Deny and Shred's Journal
Deny and Shred's Journal
February 17, 2016

They were, in fact, large, complicated bills

That is how money and influence works. The monied interest gets someone on the committe to insert a paragragh or two into an unrelated bill on their behalf. That is how Enron got to own water rights across South America, for example.

Any bill that has been deemed 'sure to pass' gets immense amounts of pork inserted over time. By the time is is voted on, there are dozens of riders that are unrelated to the purpose of the original bill. The beauty of being in Congress is you can support a bill for its good points, or vote against a bill because too much pork was inserted. Either way, you have a good argument to your constituents.

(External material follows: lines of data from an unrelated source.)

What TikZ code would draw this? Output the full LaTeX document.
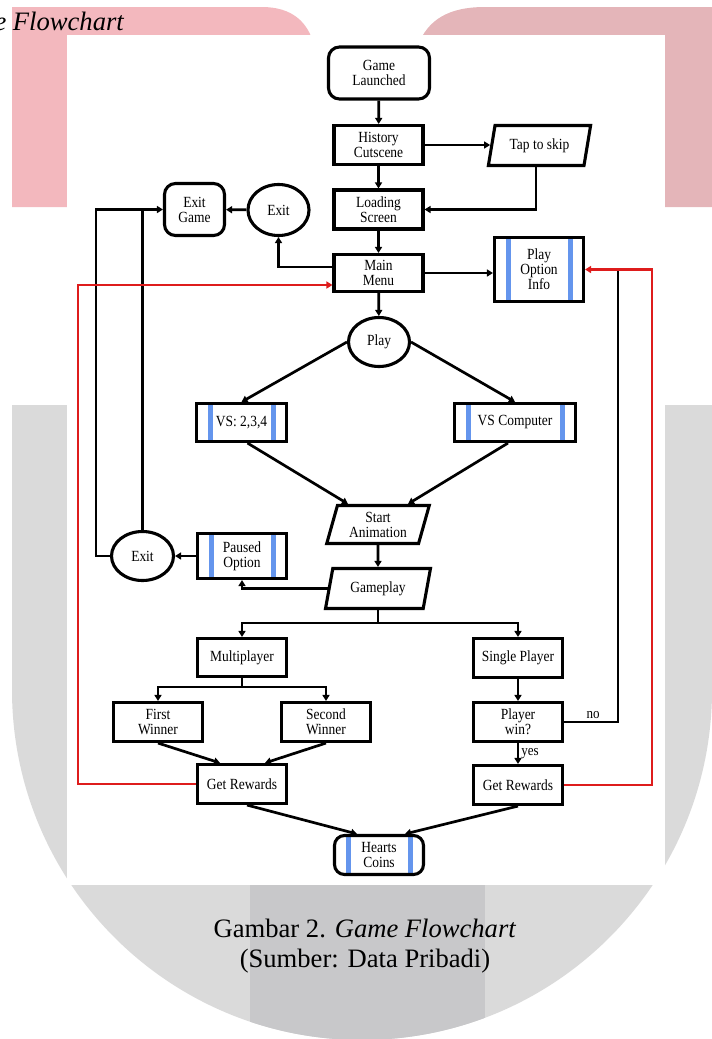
\documentclass[tikz,border=0pt]{standalone}
\usepackage{fontspec}
\setmainfont{Liberation Serif}
\newfontfamily\chartfont{Liberation Serif}[FakeStretch=0.87]
\usetikzlibrary{shapes.geometric,arrows.meta}

\definecolor{logopink}{RGB}{243,184,190}
\definecolor{logorose}{RGB}{228,181,185}
\definecolor{logogray}{RGB}{218,218,218}
\definecolor{logodark}{RGB}{200,200,202}
\definecolor{stripeblue}{RGB}{100,149,237}
\definecolor{backred}{RGB}{222,28,28}

\begin{document}
\begin{tikzpicture}[x=1pt,y=-1pt,
    box/.style={draw, line width=3.1pt, minimum width=89pt, minimum height=39pt, align=center, inner sep=1pt, font=\chartfont\fontsize{15.5}{15}\selectfont},
    startbox/.style={box, rounded corners=11pt},
    iobox/.style={box, trapezium, trapezium left angle=74, trapezium right angle=106, trapezium stretches=true},
    roundnode/.style={box, ellipse, minimum width=61pt, minimum height=51pt},
    subbox/.style={box, path picture={
        \fill[stripeblue, sharp corners] ([xshift=11.5pt]path picture bounding box.south west) rectangle ([xshift=16.5pt]path picture bounding box.north west);
        \fill[stripeblue, sharp corners] ([xshift=-10.5pt]path picture bounding box.south east) rectangle ([xshift=-15.5pt]path picture bounding box.north east);}},
    conn/.style={line width=2.7pt},
    arr/.style={conn, -{Triangle[length=6pt,width=7pt]}},
    redarr/.style={arr, draw=backred, line width=2.9pt},
    lbl/.style={font=\chartfont\fontsize{15}{15}\selectfont, inner sep=2pt}
    ]
\useasboundingbox (0,0) rectangle (712,1039);

\fill[logopink] (12,7) -- (262,7) .. controls (292,7) and (308,22) .. (314,45) -- (314,207) -- (12,207) -- cycle;
\fill[logorose] (418,45) .. controls (428,20) and (448,7) .. (485,7) -- (712,7) -- (712,207) -- (418,207) -- cycle;
\fill[logogray] (12,405) -- (712,405) -- (712,690) arc[start angle=0, end angle=180, radius=350] -- cycle;
\begin{scope}
  \clip (12,405) -- (712,405) -- (712,690) arc[start angle=0, end angle=180, radius=350] -- cycle;
  \fill[logodark] (250,405) rectangle (485,1039);
\end{scope}
\fill[white] (67,35) rectangle (665,885);

\node[anchor=base east, inner sep=0pt, font=\fontsize{26.6}{30}\selectfont\itshape] (cuttitle) at (124,30) {e Flowchart};
\node[anchor=base, inner sep=0pt, font=\fontsize{26.6}{30}\selectfont] (caption) at (365,937) {Gambar 2. \textit{Game Flowchart}};
\node[anchor=base, inner sep=0pt, font=\fontsize{26.6}{30}\selectfont] (source) at (365,967) {(Sumber: Data Pribadi)};

\node[startbox, minimum width=101pt, minimum height=52pt] (launched) at (379,73) {Game\\Launched};
\node[box] (history) at (378.5,145) {History\\Cutscene};
\node[iobox, minimum width=103pt, minimum height=40pt] (tap) at (539.5,145.5) {Tap to skip};
\node[box] (loading) at (378.5,209.5) {Loading\\Screen};
\node[box, minimum height=37pt] (mainmenu) at (378.5,273) {Main\\Menu};
\node[roundnode] (exitc) at (278.5,210) {Exit};
\node[startbox, minimum width=60pt, minimum height=52pt] (exitgame) at (194.5,209.5) {Exit\\Game};
\node[subbox, minimum height=64pt] (optinfo) at (539,269.5) {Play\\Option\\Info};
\node[roundnode, minimum height=49pt] (play) at (379,342) {Play};
\node[subbox, minimum width=90pt, minimum height=38pt] (vs234) at (241.5,422.5) {VS: 2,3,4};
\node[subbox, minimum width=121pt, minimum height=38pt] (vscomp) at (515,422.5) {VS Computer};
\node[iobox, minimum width=103pt, minimum height=38pt] (startanim) at (378,524.5) {Start\\Animation};
\node[iobox, minimum width=105pt, minimum height=40pt] (gameplay) at (378,588.5) {Gameplay};
\node[subbox, minimum height=45pt] (paused) at (242,556) {Paused\\Option};
\node[roundnode, minimum width=62pt, minimum height=49pt] (exitb) at (142.5,556) {Exit};
\node[box, minimum height=38pt] (multi) at (242,657.5) {Multiplayer};
\node[box] (single) at (518,658) {Single Player};
\node[box] (first) at (158,722) {First\\Winner};
\node[box] (second) at (326,722) {Second\\Winner};
\node[box] (playerwin) at (518,722) {Player\\win?};
\node[box] (rewardsa) at (242,784) {Get Rewards};
\node[box] (rewardsb) at (518,785) {Get Rewards};
\node[subbox, rounded corners=10pt] (hearts) at (379,855) {Hearts\\Coins};

\coordinate (exitcorner) at (96,209.5);
\coordinate (nojoin) at (618,269.5);
\coordinate (redleft) at (78,285);
\coordinate (redright) at (652,269.5);

\draw[arr] (launched) -- (history);
\draw[arr] (history.east) -- (history.east -| tap.west);
\draw[arr] (tap.bottom side) |- (loading.east);
\draw[arr] (history) -- (loading);
\draw[arr] (loading) -- (mainmenu);
\draw[arr] ([yshift=6pt]mainmenu.west) -| (exitc.south);
\draw[arr] (exitc) -- (exitgame);
\draw[arr] (mainmenu.east) -- (mainmenu.east -| optinfo.west);
\draw[arr] (mainmenu) -- (play);
\draw[arr] (play.west) -- (vs234.north);
\draw[arr] (play.east) -- (vscomp.north);
\draw[arr] ([xshift=6pt]vs234.south) -- ([xshift=-30pt]startanim.north);
\draw[arr] ([xshift=-7pt]vscomp.south) -- ([xshift=30pt]startanim.north);
\draw[arr] (startanim) -- (gameplay);
\draw[arr] (gameplay.left side) -| (paused.south);
\draw[arr] (paused) -- (exitb);
\draw[arr] (exitb.west) -| (exitcorner) -- (exitgame.west);
\draw[conn] (exitb.north) -- (exitb.north |- exitcorner);
\draw[arr] (gameplay.south) -- ++(0,13) -| (multi.north);
\draw[arr] (gameplay.south) -- ++(0,13) -| (single.north);
\draw[arr] (multi.south) -- ++(0,9) -| (first.north);
\draw[arr] (multi.south) -- ++(0,9) -| (second.north);
\draw[arr] (first.south) -- ([xshift=-22pt]rewardsa.north);
\draw[arr] (second.south) -- ([xshift=23pt]rewardsa.north);
\draw[arr] (single) -- (playerwin);
\draw[arr] (playerwin) -- node[lbl, right] {yes} (rewardsb);
\draw[conn] (playerwin.east) -| node[lbl, pos=0.27, above] {no} (nojoin);
\draw[arr] ([xshift=5pt]rewardsa.south) -- ([xshift=-22pt]hearts.north);
\draw[arr] (rewardsb.south) -- ([xshift=26pt]hearts.north);
\draw[redarr] (rewardsa.west) -| (redleft) -- (redleft -| mainmenu.west);
\draw[redarr] (rewardsb.east) -| (redright) -- (optinfo.east);

\end{tikzpicture}
\end{document}
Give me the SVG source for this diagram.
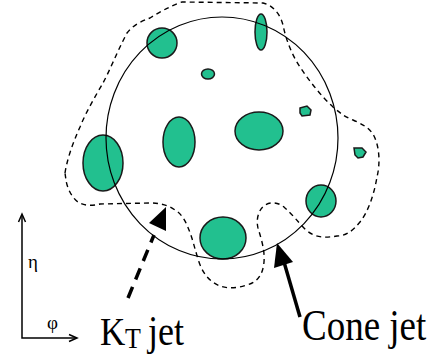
<svg xmlns="http://www.w3.org/2000/svg" width="434" height="356" viewBox="0 0 434 356">
<style>
.blob{fill:#22c08f;stroke:#1a1a1a;stroke-width:1.5}
.cone{fill:none;stroke:#000;stroke-width:1.2}
.jet{fill:none;stroke:#000;stroke-width:1.4;stroke-dasharray:5 4}
.ax{fill:none;stroke:#000;stroke-width:1.5}
.lbl{font-family:"Liberation Serif","Times New Roman",Times,"DejaVu Serif",serif}
</style>
<rect width="434" height="356" fill="#fff"/>
<g id="kt-contour"><path class="jet" d="M65,173 C67,160 72,145 80,127 C86,112 96,95 103,83 C110,70 117,52 127,33 C133,25 142,21 150,18 C160,12 170,6 182,2 L263,3 C272,5 280,13 283,25 C286,40 292,55 300,67 C310,82 322,97 333,107 C340,113 345,117 353,120 C362,124 370,128 374,136 C380,148 380,165 377,177 C374,195 368,212 360,222 C352,232 345,236 337,236 C325,238 315,238 306,230 C298,222 292,214 285,208 C280,203 272,201 265,205 C258,210 256,220 258,228 C261,238 265,250 264,262 C263,274 258,282 247,285 C238,288 228,289 220,286 C210,282 203,274 199,262 C195,250 193,240 189,230 C186,222 182,214 175,210 C168,205 160,203 150,203 L100,204 C92,206 84,206 78,202 C72,198 67,188 66,180 Z"/></g>
<g id="blobs">
<ellipse class="blob" cx="162" cy="43" rx="15" ry="15"/>
<ellipse class="blob" cx="261" cy="32" rx="6" ry="18"/>
<ellipse class="blob" cx="208" cy="74" rx="6.5" ry="5"/>
<path class="blob" d="M300,108 L307,106 L311,110 L310,115 L302,116 L300,113 Z"/>
<path class="blob" d="M354,148 L362,148 L366,152 L363,157 L358,158 L355,155 Z"/>
<ellipse class="blob" cx="179" cy="142" rx="16" ry="25"/>
<ellipse class="blob" cx="259" cy="131" rx="24" ry="19"/>
<ellipse class="blob" cx="103" cy="163" rx="20" ry="28"/>
<ellipse class="blob" cx="223" cy="238" rx="23" ry="21"/>
<ellipse class="blob" cx="321" cy="201" rx="15" ry="16"/>
</g>
<g id="cone-circle"><ellipse class="cone" cx="222" cy="138" rx="116" ry="121"/></g>
<g id="connectors">
<line x1="128" y1="298" x2="154" y2="235" stroke="#000" stroke-width="3.5" stroke-dasharray="12 8"/>
<polygon points="166,207 149,223 166,231" fill="#000"/>
<line x1="300" y1="317" x2="284" y2="262" stroke="#000" stroke-width="3.5"/>
<polygon points="277,243 274,268 293,262" fill="#000"/>
</g>
<g id="axes">
<path class="ax" d="M22,215 L22,338 L76,338"/>
<path class="ax" d="M18.5,222 L22,214 L25.5,222"/>
<path class="ax" d="M69,334.5 L77,338 L69,341.5"/>
<text class="lbl" x="28" y="268" font-size="19">η</text>
<text class="lbl" x="47" y="329" font-size="19">φ</text>
</g>
<g id="labels" class="lbl">
<text class="lbl" transform="translate(100,345) scale(1,1.17)" font-size="35">K</text>
<text class="lbl" transform="translate(125,348) scale(1,1.17)" font-size="26">T</text>
<text class="lbl" transform="translate(148,345) scale(1,1.17)" font-size="36">jet</text>
<text class="lbl" transform="translate(302,340) scale(1,1.17)" font-size="37">Cone jet</text>
</g>
</svg>
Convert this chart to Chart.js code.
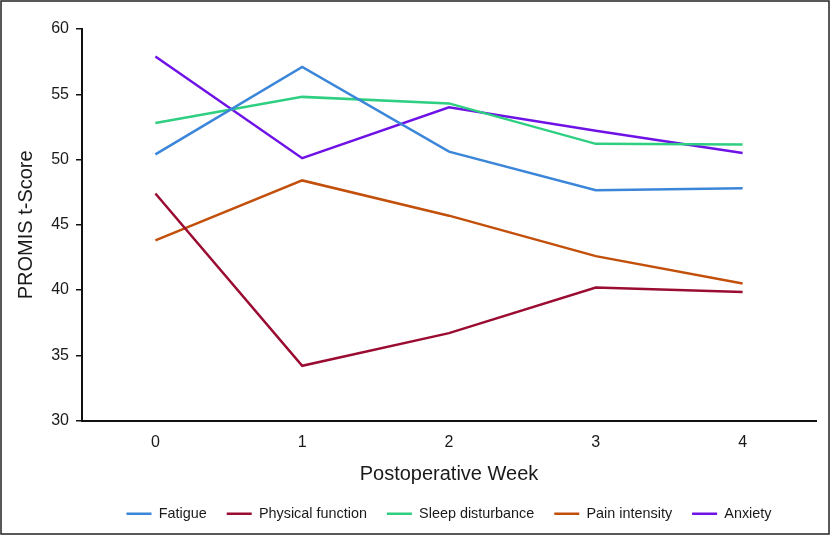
<!DOCTYPE html>
<html>
<head>
<meta charset="utf-8">
<style>
  html, body { margin: 0; padding: 0; background: #fff; }
  #wrap { width: 830px; height: 535px; position: relative; }
</style>
<script src="https://cdn.jsdelivr.net/npm/chart.js@4"></script>
</head>
<body>
<div id="wrap"><canvas id="chart" width="830" height="535"></canvas></div>
<script>
// ===== Data =====
const weeks = ['0', '1', '2', '3', '4'];
const fatigue = [50.4, 57.1, 50.6, 47.65, 47.8];
const physicalFunction = [47.4, 34.2, 36.7, 40.2, 39.85];
const sleepDisturbance = [52.8, 54.8, 54.3, 51.2, 51.15];
const painIntensity = [43.8, 48.4, 45.7, 42.6, 40.5];
const anxiety = [57.9, 50.1, 54.0, 52.2, 50.5];
const yTicks = [30, 35, 40, 45, 50, 55, 60];

const textColor = '#1a1a1a';
const fontFamily = "'Liberation Sans', Arial, sans-serif";

function series(label, data, color) {
  return {
    label: label,
    data: data,
    borderColor: color,
    backgroundColor: color,
    borderWidth: 2.5,
    pointRadius: 0,
    pointHoverRadius: 0,
    tension: 0,
    fill: false
  };
}

// ===== Outer frame + legend centred under the plot =====
const framePlugin = {
  id: 'frame',
  afterLayout(chart) {
    const shift = (chart.chartArea.left + chart.chartArea.right) / 2 - (chart.legend.left + chart.legend.right) / 2;
    chart.legend.left += shift;
    chart.legend.right += shift;
  },
  afterDraw(chart) {
    const c = chart.ctx;
    c.save();
    c.strokeStyle = '#222';
    c.lineWidth = 1.5;
    c.strokeRect(1, 1, chart.width - 2, chart.height - 2);
    c.restore();
  }
};

new Chart(document.getElementById('chart'), {
  type: 'line',
  data: {
    labels: weeks,
    datasets: [
      series('Fatigue', fatigue, '#3b86d9'),
      series('Physical function', physicalFunction, '#9a0c31'),
      series('Sleep disturbance', sleepDisturbance, '#2fcf82'),
      series('Pain intensity', painIntensity, '#c2500b'),
      series('Anxiety', anxiety, '#6f12e6')
    ]
  },
  plugins: [framePlugin],
  options: {
    responsive: false,
    animation: false,
    layout: { padding: { top: 29, right: 14, left: 0, bottom: 4 } },
    plugins: {
      tooltip: { enabled: false },
      legend: {
        position: 'bottom',
        labels: {
          usePointStyle: true,
          pointStyle: 'line',
          pointStyleWidth: 25,
          boxHeight: 14,
          padding: 20,
          color: textColor,
          font: { family: fontFamily, size: 14.4 }
        }
      }
    },
    scales: {
      x: {
        offset: true,
        grid: { display: false, drawTicks: false },
        border: { display: true, color: '#111', width: 2 },
        ticks: { color: textColor, padding: 12, font: { family: fontFamily, size: 16 } },
        title: {
          display: true,
          text: 'Postoperative Week',
          color: textColor,
          padding: { top: 0, bottom: 0 },
          font: { family: fontFamily, size: 20 }
        },
        afterFit: (s) => { s.height = 66; }
      },
      y: {
        min: 30,
        max: 60,
        afterBuildTicks: (s) => { s.ticks = yTicks.map(v => ({ value: v })); },
        grid: { display: true, drawOnChartArea: false, drawTicks: true, tickLength: 6, color: '#111', lineWidth: 1.5 },
        border: { display: true, color: '#111', width: 2 },
        ticks: { color: textColor, padding: 7, font: { family: fontFamily, size: 16 } },
        title: {
          display: true,
          text: 'PROMIS t-Score',
          color: textColor,
          padding: { top: 14, bottom: 0 },
          font: { family: fontFamily, size: 20 }
        },
        afterFit: (s) => { s.width = 82; }
      }
    }
  }
});
</script>
</body>
</html>
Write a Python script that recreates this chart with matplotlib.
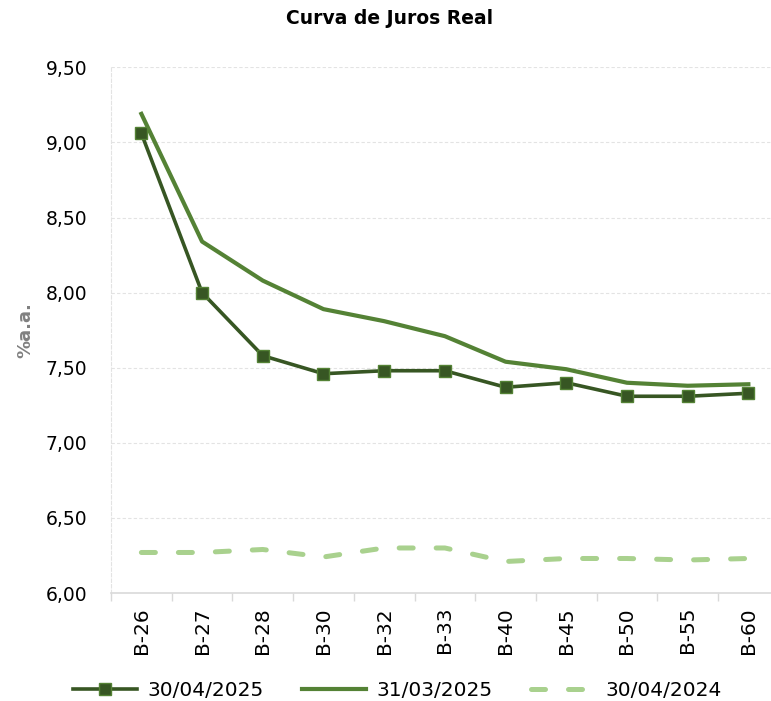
import numpy as np
import matplotlib
matplotlib.use("Agg")
from matplotlib import pyplot as plt
from matplotlib.ticker import FuncFormatter, FixedLocator

plt.rcParams['font.family'] = ['DejaVu Sans']

# vértices da curva (NTN-B)
vertices = ["B-26", "B-27", "B-28", "B-30", "B-32", "B-33", "B-40", "B-45", "B-50", "B-55", "B-60"]
abr_2025 = [9.06, 8.00, 7.58, 7.46, 7.48, 7.48, 7.37, 7.40, 7.31, 7.31, 7.33]
mar_2025 = [9.19, 8.34, 8.08, 7.89, 7.81, 7.71, 7.54, 7.49, 7.40, 7.38, 7.39]
abr_2024 = [6.27, 6.27, 6.29, 6.24, 6.30, 6.30, 6.21, 6.23, 6.23, 6.22, 6.23]
y_ticks = [6.0, 6.5, 7.0, 7.5, 8.0, 8.5, 9.0, 9.5]

c_escuro = "#375623"
c_medio = "#548235"
c_claro = "#A9D18E"
c_grade = "#E3E3E3"
c_eixo = "#D9D9D9"

fig = plt.figure(figsize=(7.71, 7.01), dpi=100)
ax = fig.add_axes([0.144, 0.154, 0.866, 0.750])

x = np.arange(len(vertices))

ax.plot(x, abr_2024, color=c_claro, lw=3.6, dashes=(2.8, 4.6),
        dash_capstyle="round", label="30/04/2024", zorder=2)
ax.plot(x, mar_2025, color=c_medio, lw=3.0, label="31/03/2025", zorder=3)
ax.plot(x, abr_2025, color=c_escuro, lw=2.6, marker="s", markersize=9,
        markerfacecolor=c_escuro, markeredgecolor=c_medio, markeredgewidth=1.0,
        label="30/04/2025", zorder=4)

ax.set_xlim(-0.5, len(vertices) - 0.5)
ax.set_ylim(6.0, 9.5)

ax.set_yticks(y_ticks)
ax.yaxis.set_major_formatter(FuncFormatter(lambda v, p: f"{v:.2f}".replace(".", ",")))
ax.tick_params(axis="y", length=0, pad=17, labelsize=13.5, labelcolor="#000000")

ax.set_xticks(x)
ax.set_xticklabels(vertices, rotation=90)
ax.tick_params(axis="x", which="major", length=0, pad=10, labelsize=14.5)
ax.xaxis.set_minor_locator(FixedLocator(np.arange(-0.5, len(vertices), 1.0)))
ax.tick_params(axis="x", which="minor", length=6, width=1.0, color=c_eixo, direction="out")

ax.grid(axis="y", color=c_grade, lw=0.8, ls=(0, (3, 2)), zorder=0)
for s in ["top", "right"]:
    ax.spines[s].set_visible(False)
ax.spines["bottom"].set_color(c_eixo)
ax.spines["bottom"].set_linewidth(1.2)
ax.spines["left"].set_color(c_grade)
ax.spines["left"].set_linewidth(0.8)
ax.spines["left"].set_linestyle((0, (3, 2)))

ax.set_ylabel("%a.a.", color="#808080", fontsize=13, fontweight="bold", labelpad=8)
fig.text(0.505, 0.973, "Curva de Juros Real", ha="center", va="center",
         fontsize=13.5, fontweight="bold")

handles, labels = ax.get_legend_handles_labels()
order = [2, 1, 0]
fig.legend([handles[i] for i in order], [labels[i] for i in order],
           loc="center", bbox_to_anchor=(0.515, 0.015), ncol=3, frameon=False,
           fontsize=14.5, handlelength=3.2, columnspacing=1.9, handletextpad=0.5)

fig.savefig("out.png", dpi=100)
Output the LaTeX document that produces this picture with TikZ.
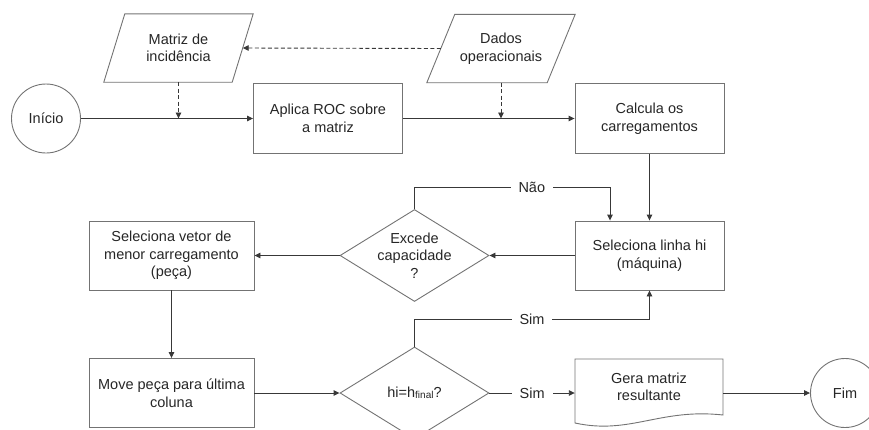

If you want to use it as a cudgel, feel free. Then find me any member of Congress that hasn't voted on a bill that contains some aspect they didn't campaign on.

January 20, 2016

I have been fearing the same

Some at the top of the party now have a seat at the BIG table. Democratic insiders are able to get rich. Years have been spent ingratiating themselves to the beltway institutions that can make that happen. The problem is the cost of that seat at that table.

It costs selling out the rest of the party. They turned the Democratic Party into a vehicle for their own enrichment. We peons are, as Rahm so eloquently put it, "f*cking retarded" anyway. They got rich by getting us dems to go along with neoliberalism.

The problems are: it isn't 1992, Hillary doesn't have Bill's charisma, and America has seen this movie several times now.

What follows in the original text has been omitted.